CC - Esse livro começou a se consolidar realmente a partir de 2007, quando consegui o patrocínio da Petrobras, que permitiu que eu me dedicasse exclusivamente a escrevê-lo. Mas a idéia – e o trabalho em torno dessa idéia – nasceu há mais de dez anos quando eu fui apresentada a Paulo César Pinheiro pelo bandolinista Pedro Amorim – parceiro dele com quem eu tinha acabado de me casar. A partir desse contato, eu fui identificando uma forte ligação entre muitas de suas letras – que até então eu não sabia de quem eram – e várias etapas da minha vida. Um tipo de relação ao mesmo tempo íntima e anônima que, depois eu constatei, se estabelece repetidamente entre os versos dos letristas e as histórias cotidianas de seus desavisados ouvintes. Desde o belo tema Pedrinho, do Sítio do Picapau Amarelo, (dele com Dori Caymmi) que eu ouvia menina, lá em Belém, até Saudades da Guanabara (com Aldir Blanc e Moacyr Luz), que eu acabara de usar como hino nos meses difíceis vividos em São Paulo. A lista era interminável. Passava por Pesadelo (dele com Maurício Tapajós) que meu pai-militante ouvia na época da ditadura, por Quaquaraquaquá e Cai dentro (dele com Baden Powell) na voz de Elis Regina, porMenino-Deus e O Canto das três raças (dele com Mauro Duarte) nas gravações antológicas de Clara Nunes, enfim a descoberta era essa: a trilha sonora de todos os meus endereços tinha sido conduzida pelas palavras de Paulo César Pinheiro sem que eu tivesse consciência disso.

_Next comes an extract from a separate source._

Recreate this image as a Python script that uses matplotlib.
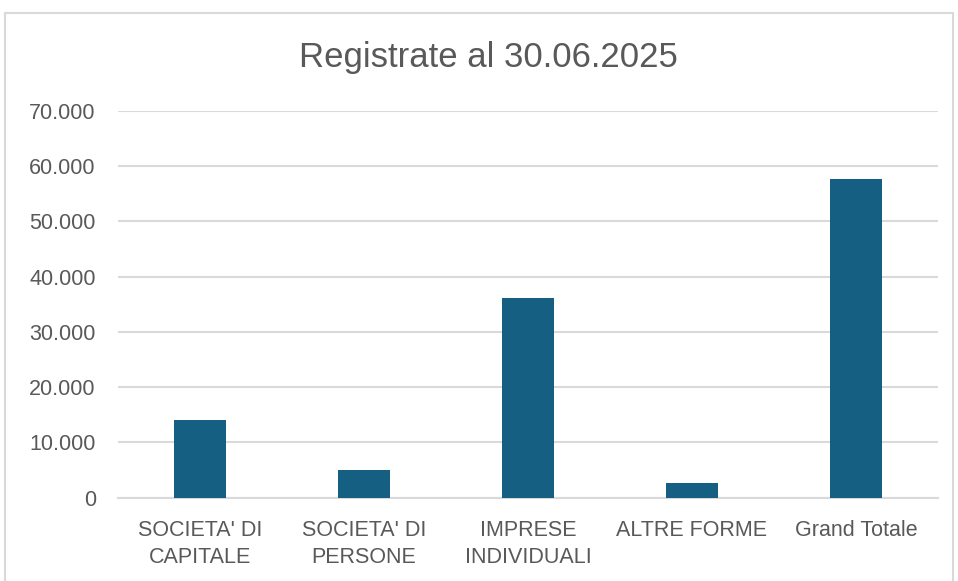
import matplotlib.pyplot as plt
from matplotlib.patches import Rectangle
from matplotlib.ticker import FuncFormatter, MultipleLocator

categories = ["SOCIETA' DI\nCAPITALE", "SOCIETA' DI\nPERSONE", "IMPRESE\nINDIVIDUALI",
              "ALTRE FORME", "Grand Totale"]
values = [14070, 4980, 36060, 2610, 57720]

plt.rcParams['font.family'] = ['Liberation Sans', 'DejaVu Sans']
txt = '#595959'

fig = plt.figure(figsize=(9.58, 5.81), dpi=100)
fig.patches.append(Rectangle((5 / 958, -0.05), 948 / 958, 1.05 - 13 / 581,
                             transform=fig.transFigure, fill=False,
                             edgecolor='#d9d9d9', linewidth=1.5))

ax = fig.add_axes([118 / 958, 83.3 / 581, 820 / 958, 386.7 / 581])
x = range(len(categories))
ax.bar(x, values, width=0.32, color='#156082', zorder=3)

ax.set_xlim(-0.5, len(categories) - 0.5)
ax.set_ylim(0, 70000)
ax.yaxis.set_major_locator(MultipleLocator(10000))
ax.yaxis.set_major_formatter(FuncFormatter(lambda v, p: f'{int(v):,}'.replace(',', '.')))
ax.grid(axis='y', color='#d9d9d9', linewidth=1.5, zorder=0)
ax.set_axisbelow(True)

for s in ['top', 'right', 'left']:
    ax.spines[s].set_visible(False)
ax.spines['bottom'].set_color('#d9d9d9')
ax.spines['bottom'].set_linewidth(1.5)

ax.set_xticks(list(x))
ax.set_xticklabels(categories, fontsize=15.5, color=txt, linespacing=1.4)
ax.tick_params(axis='x', length=0, pad=16)
ax.tick_params(axis='y', length=0, pad=16, labelsize=15.5, labelcolor=txt)

fig.text(488 / 958, 1 - 57 / 581, 'Registrate al 30.06.2025', ha='center', va='center',
         fontsize=25, color=txt)

fig.savefig('out.png', dpi=100)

RMB - Ao fazer uma leitura cronológica, é possível distinguir fases na obra de Paulo César Pinheiro? Qual a que deu mais trabalho?                                                                                                                         

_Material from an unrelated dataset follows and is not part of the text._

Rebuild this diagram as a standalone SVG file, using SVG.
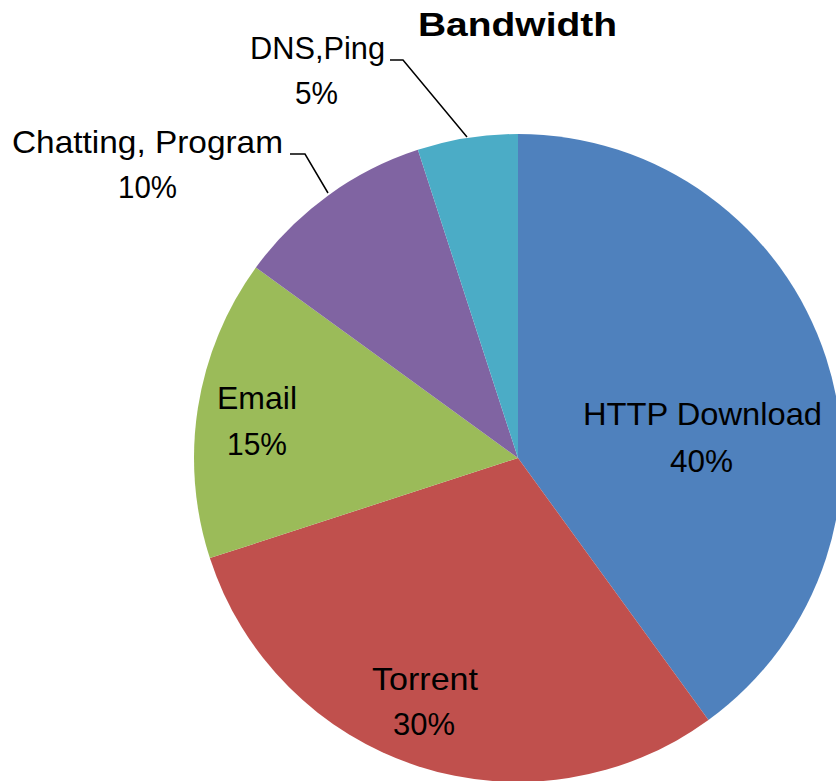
<svg xmlns="http://www.w3.org/2000/svg" width="836" height="781" viewBox="0 0 836 781">
<style>
.lbl{font-family:"Liberation Sans",Arial,sans-serif;font-size:32px;fill:#000;text-anchor:middle}
.ttl{font-family:"Liberation Sans",Arial,sans-serif;font-size:34px;font-weight:bold;fill:#000;text-anchor:middle}
.lead{fill:none;stroke:#000;stroke-width:1.5}
</style>
<rect width="836" height="781" fill="#fff"/>
<text class="ttl" x="517.5" y="36" textLength="199" lengthAdjust="spacingAndGlyphs">Bandwidth</text>
<g id="http">
<path d="M518,458 L518,134 A324,324 0 0 1 708.44,720.12 Z" fill="#4F81BD"/>
<text class="lbl" x="702.5" y="425" textLength="239" lengthAdjust="spacingAndGlyphs">HTTP Download</text>
<text class="lbl" x="701.5" y="472" textLength="63" lengthAdjust="spacingAndGlyphs">40%</text>
</g>
<g id="torrent">
<path d="M518,458 L708.44,720.12 A324,324 0 0 1 209.86,558.12 Z" fill="#C0504D"/>
<text class="lbl" x="425" y="690" textLength="106" lengthAdjust="spacingAndGlyphs">Torrent</text>
<text class="lbl" x="424" y="735" textLength="62" lengthAdjust="spacingAndGlyphs">30%</text>
</g>
<g id="email">
<path d="M518,458 L209.86,558.12 A324,324 0 0 1 255.88,267.56 Z" fill="#9BBB59"/>
<text class="lbl" x="257" y="409" textLength="80" lengthAdjust="spacingAndGlyphs">Email</text>
<text class="lbl" x="257" y="455" textLength="60" lengthAdjust="spacingAndGlyphs">15%</text>
</g>
<g id="chatting">
<path d="M518,458 L255.88,267.56 A324,324 0 0 1 417.88,149.86 Z" fill="#8064A2"/>
<text class="lbl" x="147.5" y="153" textLength="271" lengthAdjust="spacingAndGlyphs">Chatting, Program</text>
<text class="lbl" x="147.5" y="198" textLength="59" lengthAdjust="spacingAndGlyphs">10%</text>
</g>
<g id="dns">
<path d="M518,458 L417.88,149.86 A324,324 0 0 1 518,134 Z" fill="#4BACC6"/>
<text class="lbl" x="317.5" y="59" textLength="135" lengthAdjust="spacingAndGlyphs">DNS,Ping</text>
<text class="lbl" x="316.5" y="104" textLength="43" lengthAdjust="spacingAndGlyphs">5%</text>
</g>
<g id="connectors">
<polyline class="lead" points="390,60 403,60 467,137"/>
<polyline class="lead" points="290,154 305,154 328,193"/>
</g>
</svg>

CC – Ele tem fases de interesses que sempre voltam, tanto na música quanto na literatura. Eu diria que, como letrista, Paulo César Pinheiro já nasceu maduro (isso está demonstrado logo em Viagem, escrita por ele aos 13 anos). Só no seu primeiro livro de poemas (Canto brasileiro, 1976) ainda se percebe a busca por uma linguagem própria, logo amadurecida nos livros seguintes. Décadas mais tarde, ao escrever os belos poemas do livro Atabaques, violas e bambus, Paulo César Pinheiro mergulhou de forma tão certeira naquele universo africano e indígena, que a Luciana (Rabello, sua esposa) brincava dizendo que ele estava incorporado. Eu poderia até dizer que, por conta do vocabulário muito específico, essa fase “deu trabalho”, mas era uma dificuldade instigante e logo superada pelo ritmo que vinha junto, o encadeamento dos versos. Então o prazer da leitura se estabelecia de imediato. A sua poesia é muito rica de música, e vice-versa.

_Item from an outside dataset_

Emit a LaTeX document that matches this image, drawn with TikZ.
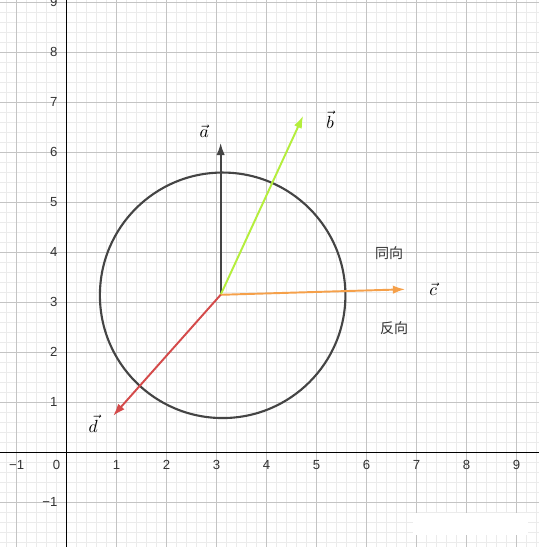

RMB - É comum lermos biografias de compositores com a obra acabada, consolidada. Paulinho não pára de compor, até hoje. Imagino que enquanto você escrevia o livro, ele deve ter acrescentado mais algumas dúzias de composições ao acervo. Isso não é meio desanimador para quem quer analisar um conjunto de obras?                                                                                                                                                                                                                                           
CC - É e não é. Quando eu disse a ele, em 1995, que queria escrever um livro sobre a sua obra, ele sorriu me prevenindo: É muita coisa...Em pouco tempo, perdida entre as estantes empoeiradas de lojas de vinil, discotecas de rádios (a Rádio Nacional no Rio, a Rádio Cultura de São Paulo) e inúmeras discotecas particulares, eu entendi exatamente do que é que ele estava falando. Era muita coisa mesmo. No livro estão contabilizadas mais de duas mil letras feitas com mais de 100 parceiros, metade das quais gravadas por mais de 500 intérpretes, desde Elis Regina, Elizeth Cardoso, Clara Nunes, Nana Caymmi, MPB-4, Roberto Ribeiro, Amélia Rabello, Paulinho da Viola, Elba Ramalho, até Renato Braz, Mônica Salmaso. É uma lista interminável, porque está sempre crescendo. Tenho orgulho de ter enfrentado esse desafio porque o resultado de todo esse esforço diz para o leitor com toda clareza: há muita coisa boa sendo continuamente criada e, no meio desse oceano musical brasileiro, a arte de Paulo César Pinheiro tem sido um farol poderoso.